The new health insurance marketplaces run by the federal government and some states are not checking carefully enough that Americans who apply for health plans qualify for the coverage and federal subsidies to help pay for it, according to federal investigators.
A pair of reports, issued Tuesday by the Department Health and Human Services’ Office of Inspector General, conclude that “internal controls” for evaluating applications were not always effective at verifying people’s Social Security numbers, their citizenship, and whether they are eligible to buy health plans through the marketplaces because they cannot find affordable insurance elsewhere.
Such deficiencies “may have limited the marketplaces’ ability to prevent the use of inaccurate or fraudulent information” by consumers drawn to the insurance exchanges created under the 2010 Affordable Care Act, one of the reports said.
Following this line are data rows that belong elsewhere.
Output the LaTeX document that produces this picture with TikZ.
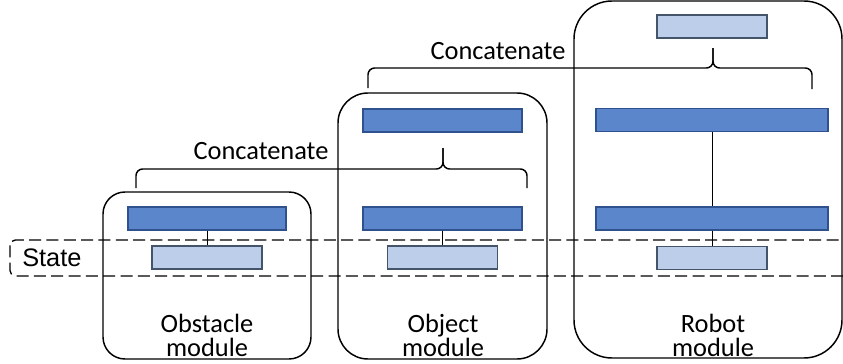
\documentclass[tikz,border=0pt]{standalone}
\usepackage{fontspec}
\setmainfont{Carlito}
\newfontfamily\arialfont{Liberation Sans}
\definecolor{darkfill}{HTML}{5B86CB}
\definecolor{darkline}{HTML}{2F528F}
\definecolor{lightfill}{HTML}{BDCEEA}
\definecolor{lightline}{HTML}{44546A}
\begin{document}
\begin{tikzpicture}[x=0.75pt,y=-0.75pt,
  darkbar/.style={draw=darkline,fill=darkfill,line width=0.8pt,inner sep=0pt,minimum height=17.25pt},
  lightbar/.style={draw=lightline,fill=lightfill,line width=0.8pt,inner sep=0pt,minimum height=17.25pt,minimum width=82.5pt},
  module/.style={draw=black,line width=1.1pt},
  link/.style={draw=black,line width=0.75pt},
  bracepath/.style={draw=black,line width=1.1pt,rounded corners=5pt},
  lbl/.style={font=\fontsize{19.8}{18}\selectfont,inner sep=0pt,align=center},
  statebox/.style={draw=black,line width=1pt,dash pattern=on 9pt off 4pt,rounded corners=4pt}]
\useasboundingbox (0,0) rectangle (843,364);
\clip (0,0) rectangle (843,364);
% state band
\draw[statebox] (10,240) rectangle (880,276);
\node[anchor=base west,inner sep=0pt,font=\arialfont\fontsize{19}{22}\selectfont] (state) at (22,266) {State};
% module boxes
\draw[module,rounded corners=22pt*0.75] (103,192) rectangle (311,359);
\draw[module,rounded corners=30pt*0.75] (338,93) rectangle (547,359);
\draw[module,rounded corners=38pt*0.75] (574,1) rectangle (842,358);
% obstacle module
\node[darkbar,minimum width=118.5pt] (obsD) at (207,218.5) {};
\node[lightbar] (obsL) at (207,257.5) {};
\draw[link] (obsD.south) -- (obsL.north);
% object module
\node[darkbar,minimum width=119.25pt] (objT) at (442.5,120.5) {};
\node[darkbar,minimum width=119.25pt] (objD) at (442.5,218.5) {};
\node[lightbar] (objL) at (442.5,257.5) {};
\draw[link] (objD.south) -- (objL.north);
% robot module
\node[lightbar] (robT) at (712,26.5) {};
\node[darkbar,minimum width=174pt] (robD1) at (712,120) {};
\node[darkbar,minimum width=174pt] (robD2) at (712,218.5) {};
\node[lightbar] (robL) at (712,258) {};
\draw[link] (robD1.south) -- (robD2.north);
\draw[link] (robD2.south) -- (robL.north);
% lower brace
\coordinate (b1l) at (136,188);
\coordinate (b1t) at (443,148);
\coordinate (b1r) at (527,188);
\draw[bracepath] (b1l) -- (136,169) -- (443,169) -- (b1t);
\draw[bracepath] (b1t) -- (443,169) -- (527,169) -- (b1r);
\node[lbl,anchor=base] (cat1) at (261,159) {Concatenate};
% upper brace
\coordinate (b2l) at (368,88);
\coordinate (b2t) at (713,48);
\coordinate (b2r) at (812,89);
\draw[bracepath] (b2l) -- (368,68) -- (713,68) -- (b2t);
\draw[bracepath] (b2t) -- (713,68) -- (812,68) -- (b2r);
\node[lbl,anchor=base] (cat2) at (498,59) {Concatenate};
% module labels
\node[lbl] (obsT) at (207,335) {Obstacle\\module};
\node[lbl] (objTx) at (443,335) {Object\\module};
\node[lbl] (robTx) at (713,335) {Robot\\module};
\end{tikzpicture}
\end{document}
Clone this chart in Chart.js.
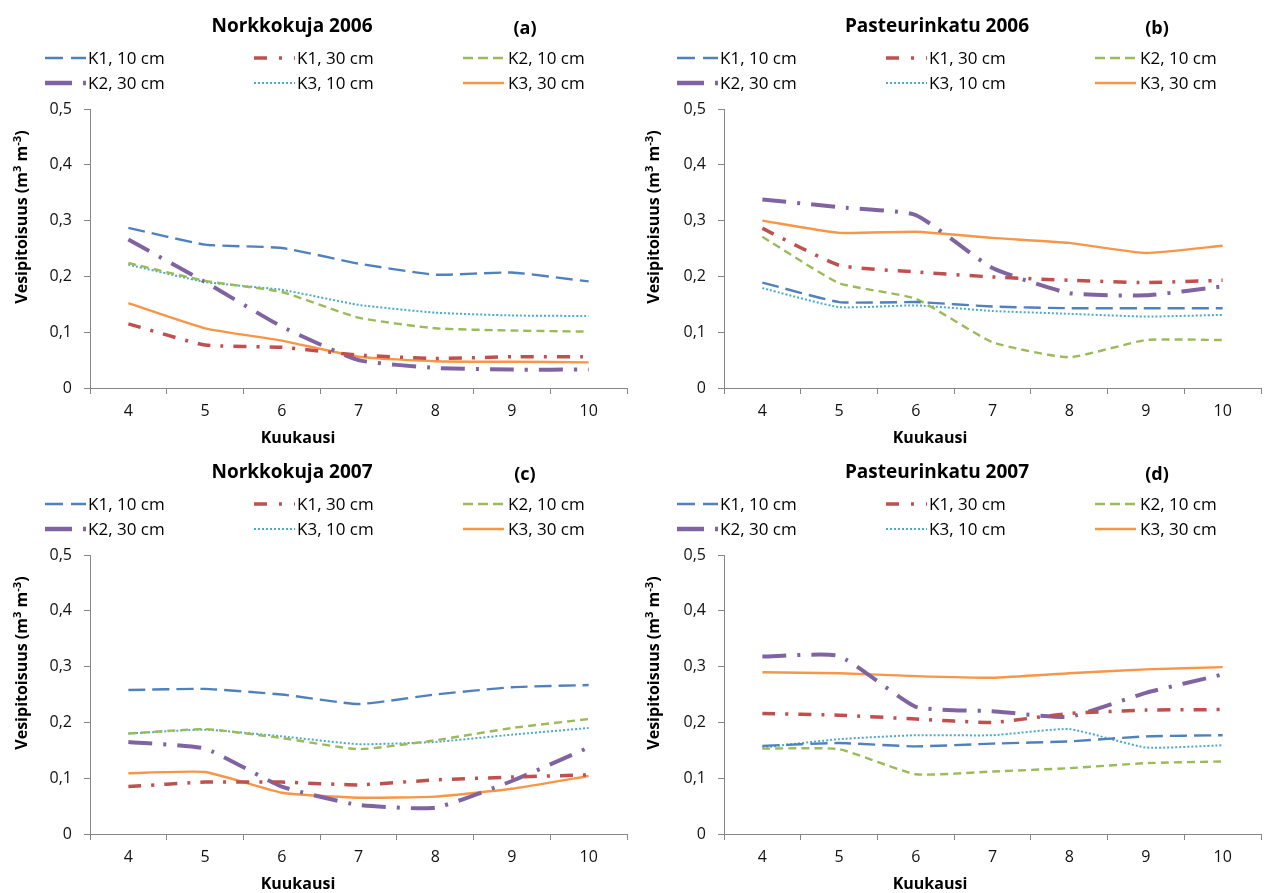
<!DOCTYPE html>
<html>
<head>
<meta charset="utf-8">
<title>Vesipitoisuus</title>
<script src="https://cdn.jsdelivr.net/npm/chart.js@4.4.0/dist/chart.umd.min.js"></script>
<style>
body { margin: 0; background: #fff; font-family: "Open Sans", sans-serif; color: #000; }
#page { position: relative; width: 1264px; height: 893px; overflow: hidden; }
.panel { position: absolute; width: 632px; height: 446px; }
.panel canvas { position: absolute; left: 0; top: 0; }
.title { position: absolute; top: 10px; width: 300px; text-align: center; font-weight: bold; font-size: 19px; line-height: 30px; white-space: nowrap; }
.tag { position: absolute; top: 12px; left: 495px; width: 60px; text-align: center; font-weight: bold; font-size: 18px; line-height: 30px; }
.legend-item { position: absolute; height: 24px; font-size: 17px; line-height: 24px; white-space: nowrap; }
.legend-item svg { position: absolute; left: 0; top: 0; }
.legend-item span { position: absolute; top: 0; }
.xtitle { position: absolute; top: 425px; width: 200px; text-align: center; font-weight: bold; font-size: 16px; line-height: 24px; }
.ytitle { position: absolute; left: -99px; top: 205px; width: 240px; height: 24px; line-height: 24px; text-align: center; font-weight: bold; font-size: 16px; transform: rotate(-90deg); white-space: nowrap; }
sup { font-size: 0.7em; line-height: 0; vertical-align: super; }
</style>
</head>
<body>
<div id="page"></div>

<script>

// kuukaudet (x-akseli)
const months = ["4", "5", "6", "7", "8", "9", "10"];

const seriesLabels = ["K1, 10 cm", "K1, 30 cm", "K2, 10 cm", "K2, 30 cm", "K3, 10 cm", "K3, 30 cm"];

const yTicks = [0, 0.1, 0.2, 0.3, 0.4, 0.5];

// (a) Norkkokuja 2006
const norkko2006_K1_10 = [0.287, 0.257, 0.251, 0.223, 0.203, 0.207, 0.191];
const norkko2006_K1_30 = [0.115, 0.077, 0.073, 0.059, 0.053, 0.056, 0.056];
const norkko2006_K2_10 = [0.224, 0.192, 0.172, 0.126, 0.107, 0.103, 0.101];
const norkko2006_K2_30 = [0.266, 0.190, 0.110, 0.050, 0.036, 0.033, 0.033];
const norkko2006_K3_10 = [0.221, 0.190, 0.176, 0.149, 0.135, 0.130, 0.129];
const norkko2006_K3_30 = [0.152, 0.107, 0.085, 0.056, 0.048, 0.047, 0.046];

// (b) Pasteurinkatu 2006
const pasteur2006_K1_10 = [0.189, 0.154, 0.154, 0.146, 0.143, 0.143, 0.143];
const pasteur2006_K1_30 = [0.286, 0.220, 0.208, 0.199, 0.193, 0.189, 0.193];
const pasteur2006_K2_10 = [0.271, 0.188, 0.160, 0.082, 0.055, 0.086, 0.086];
const pasteur2006_K2_30 = [0.338, 0.324, 0.310, 0.215, 0.170, 0.166, 0.182];
const pasteur2006_K3_10 = [0.179, 0.145, 0.148, 0.138, 0.133, 0.128, 0.131];
const pasteur2006_K3_30 = [0.300, 0.278, 0.280, 0.269, 0.260, 0.242, 0.255];

// (c) Norkkokuja 2007
const norkko2007_K1_10 = [0.258, 0.260, 0.250, 0.233, 0.250, 0.263, 0.267];
const norkko2007_K1_30 = [0.085, 0.093, 0.093, 0.088, 0.097, 0.102, 0.106];
const norkko2007_K2_10 = [0.180, 0.188, 0.172, 0.152, 0.168, 0.190, 0.206];
const norkko2007_K2_30 = [0.165, 0.153, 0.085, 0.052, 0.047, 0.095, 0.155];
const norkko2007_K3_10 = [0.180, 0.187, 0.175, 0.161, 0.165, 0.178, 0.190];
const norkko2007_K3_30 = [0.109, 0.111, 0.074, 0.065, 0.067, 0.081, 0.104];

// (d) Pasteurinkatu 2007
const pasteur2007_K1_10 = [0.158, 0.163, 0.157, 0.162, 0.166, 0.175, 0.177];
const pasteur2007_K1_30 = [0.216, 0.213, 0.206, 0.200, 0.216, 0.222, 0.223];
const pasteur2007_K2_10 = [0.153, 0.152, 0.107, 0.112, 0.118, 0.127, 0.130];
const pasteur2007_K2_30 = [0.318, 0.319, 0.228, 0.220, 0.210, 0.253, 0.286];
const pasteur2007_K3_10 = [0.155, 0.170, 0.177, 0.177, 0.188, 0.155, 0.159];
const pasteur2007_K3_30 = [0.290, 0.288, 0.283, 0.280, 0.288, 0.295, 0.299];


// viivatyylit, samassa jarjestyksessa kuin seriesLabels
const lineStyles = [
    { color: "#4F81BD", width: 2.4, dash: [17, 7],           legendWidth: 2.5, legendDash: "18 8" },
    { color: "#C0504D", width: 3.5, dash: [13, 10, 3, 10],   legendWidth: 3.5, legendDash: "13 12 3 12" },
    { color: "#9BBB59", width: 2.4, dash: [8, 5],            legendWidth: 2.5, legendDash: "10 5" },
    { color: "#8064A2", width: 4,   dash: [24, 11, 3, 11],   legendWidth: 4.5, legendDash: "27 11 3 11" },
    { color: "#4BACC6", width: 2,   dash: [2, 2],            legendWidth: 2,   legendDash: "2 2" },
    { color: "#F79646", width: 2.4, dash: [],                legendWidth: 2.5, legendDash: "" }
];

const legendCols = [45, 254, 463];
const legendTextCols = [88, 297, 508];
const legendRows = [58, 83];


function formatTick(value) {

    if (value === 0) return "0";

    return value.toFixed(1).replace(".", ",");
}


function addText(parent, className, html, left) {

    const el = document.createElement("div");
    el.className = className;
    el.innerHTML = html;

    if (left !== undefined) el.style.left = left + "px";

    parent.appendChild(el);
    return el;
}


function addLegend(panel) {

    seriesLabels.forEach((label, i) => {

        const st = lineStyles[i];
        const col = i % 3;
        const row = Math.floor(i / 3);

        const item = document.createElement("div");
        item.className = "legend-item";
        item.style.left = legendCols[col] + "px";
        item.style.top = (legendRows[row] - 12) + "px";

        item.innerHTML =
            `<svg width="42" height="24"><line x1="0" y1="12" x2="41" y2="12"
                stroke="${st.color}" stroke-width="${st.legendWidth}"
                stroke-dasharray="${st.legendDash}"/></svg>
             <span style="left:${legendTextCols[col] - legendCols[col]}px">${label}</span>`;

        panel.appendChild(item);
    });
}


function drawPanel(opts) {

    const panel = document.createElement("div");
    panel.className = "panel";
    panel.style.left = opts.left + "px";
    panel.style.top = opts.top + "px";
    document.getElementById("page").appendChild(panel);

    const canvas = document.createElement("canvas");
    canvas.width = 632;
    canvas.height = 446;
    panel.appendChild(canvas);

    addText(panel, "title", opts.title, opts.titleCenter - 150);
    addText(panel, "tag", opts.tag);
    addLegend(panel);
    addText(panel, "xtitle", "Kuukausi", 198);
    addText(panel, "ytitle", "Vesipitoisuus (m<sup>3</sup> m<sup>-3</sup>)");

    const datasets = opts.values.map((vals, i) => ({
        label: seriesLabels[i],
        data: vals,
        borderColor: lineStyles[i].color,
        backgroundColor: lineStyles[i].color,
        borderWidth: lineStyles[i].width,
        borderDash: lineStyles[i].dash,
        borderCapStyle: "butt",
        pointRadius: 0,
        tension: 0.15,
        fill: false
    }));

    new Chart(canvas, {

        type: "line",

        data: {
            labels: months,
            datasets: datasets
        },

        options: {

            responsive: false,
            animation: false,
            events: [],

            layout: {
                padding: { left: opts.padLeft, right: opts.padRight, top: 109, bottom: 18 }
            },

            plugins: {
                legend: { display: false },
                title: { display: false },
                tooltip: { enabled: false }
            },

            scales: {

                x: {
                    offset: true,
                    grid: { offset: true, drawOnChartArea: false, color: "#868686", tickLength: 6 },
                    border: { color: "#868686" },
                    ticks: {
                        color: "#111",
                        padding: 8,
                        maxRotation: 0,
                        font: { family: "Open Sans", size: 16 }
                    },
                    afterFit: (scale) => { scale.height = 40; }
                },

                y: {
                    min: 0,
                    max: 0.5,
                    afterBuildTicks: (scale) => {
                        scale.ticks = yTicks.map(v => ({ value: v }));
                    },
                    grid: { drawOnChartArea: false, color: "#868686", tickLength: 6 },
                    border: { color: "#868686" },
                    ticks: {
                        color: "#111",
                        padding: 12,
                        callback: formatTick,
                        font: { family: "Open Sans", size: 16 }
                    },
                    afterFit: (scale) => { scale.width = 58; }
                }
            }
        }
    });
}


drawPanel({
    left: 0, top: 0, padLeft: 32, padRight: 5, titleCenter: 292,
    title: "Norkkokuja 2006", tag: "(a)",
    values: [norkko2006_K1_10, norkko2006_K1_30, norkko2006_K2_10,
             norkko2006_K2_30, norkko2006_K3_10, norkko2006_K3_30]
});

drawPanel({
    left: 632, top: 0, padLeft: 34, padRight: 3, titleCenter: 305,
    title: "Pasteurinkatu 2006", tag: "(b)",
    values: [pasteur2006_K1_10, pasteur2006_K1_30, pasteur2006_K2_10,
             pasteur2006_K2_30, pasteur2006_K3_10, pasteur2006_K3_30]
});

drawPanel({
    left: 0, top: 446, padLeft: 32, padRight: 5, titleCenter: 292,
    title: "Norkkokuja 2007", tag: "(c)",
    values: [norkko2007_K1_10, norkko2007_K1_30, norkko2007_K2_10,
             norkko2007_K2_30, norkko2007_K3_10, norkko2007_K3_30]
});

drawPanel({
    left: 632, top: 446, padLeft: 34, padRight: 3, titleCenter: 305,
    title: "Pasteurinkatu 2007", tag: "(d)",
    values: [pasteur2007_K1_10, pasteur2007_K1_30, pasteur2007_K2_10,
             pasteur2007_K2_30, pasteur2007_K3_10, pasteur2007_K3_30]
});

</script>
</body>
</html>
In the other report, the inspector general evaluated the marketplaces’ ability to verify the accuracy of information that consumers submit when they apply for the insurance and for financial help. By the end of last year, the report said, the federal marketplace alone had 2.9 million “inconsistencies” — gaps between the information applicants provided and various federal records. And 2.6 million of them could not be resolved because the computer system needed to do so “was not fully operational.”
As The Washington Post has previously reported, the most common inconsistencies involve applicants’ income and their citizenship.
The reports are the first to emerge from a series of reviews undertaken by HHS’s investigative arm to evaluate aspects of the new federal health insurance marketplace and 14 separate state-run marketplaces. The inspector general’s mission is to ferret out fraud and waste in the department’s programs.
Tuesday’s reports, from independent investigators within the executive branch, lend credence to the contention of the health-care law’s Republican detractors that the administration has not employed sufficient safeguards to prevent improper payments of the new insurance tax credits and other financial help to consumers under the law.
The broader of the two reports was required by Congress last year at the insistence of House Republicans, who made it a condition of the budget agreement that ended a partial shutdown of the government last fall.
Both reports were based on the marketplaces’ experiences from October through December. Those three months were part of the first six-month sign-up period for insurance under the health-care law for new health plans that became available at the start of this year. By the end of the sign-up period in early spring, 8 million Americans had chosen a health plan, 5.4 million of them in the federal insurance exchange, and 85 percent had received financial help.
The finding in the broader report was based on a random sample of 45 applications from the federal exchange and separate exchanges in California and Connecticut — states whose marketplaces have worked more smoothly than most.
Investigators looked at documents used by the marketplaces to determine eligibility for insurance and subsidies, interviewed the marketplaces’ staff and outside contractors, and watched the staff at work.
The report found different defects in the three marketplaces it evaluated. Connecticut’s exchange did not always adequately verify that applicants were who they said they were. California’s sometimes failed to compare applicants’ reported citizenship status with government immigration records. The federal marketplace sometimes failed to validate people’s Social Security numbers and, overall, did not always iron out inconsistencies between the applicants’ information and various federal records.
The separate inquiry into inconsistencies was based on information from the federal marketplace and 10 of the 14 state-run marketplaces, plus the one in the District. At the District’s exchange, about half the applicants had inconsistencies that raised questions about their eligibility. In Maryland’s exchange, fewer inconsistencies were reported, although it is unclear whether its low numbers were related to the fact that the state’s online marketplace was working too poorly at the time for many people to sign up.
Such inconsistencies are not proof that people are enrolled improperly or are getting subsidies that are too high or two low. Rather, they mean that the marketplaces cannot figure out which information is correct.
In the federal marketplace, the report said, the elaborate government computer system on which the exchange depends was doing well at resolving certain kinds of discrepancies, such as ones involving Social Security numbers or whether a person was in prison. But those accounted for about one in 10 of all the inconsistencies detected.
Congressional Republicans immediately pounced on the inspector general’s findings. “This report tells us that the administration was more concerned with appearances than getting anything in Obamacare done right,” said Sen. Lamar Alexander (Tenn.), the ranking Republican on the Health, Education, Labor and Pensions Committee. “They’ve allowed millions of Americans to enroll in a system that may be handing them the wrong subsidies . . . and they’ve left taxpayers vulnerable to fraud.”
Aaron Albright, a spokesman for the Centers for Medicare and Medicaid Services, the HHS agency that oversees the federal insurance marketplace, said that by now, about 425,000 inconsistencies have been ironed out. According to information from a federal contractor released last month by the Republican-led House Energy and Commerce Committee, about 4 million discrepancies had been detected by late May.
The agency, Albright said, “is working expeditiously” to make sure that people “get the tax credits and coverage they deserve and that no one receives a benefit they shouldn’t.” Other people inside and outside the government have said that progress is slow, relying on contractors to reach consumers one by one, by mail or phone.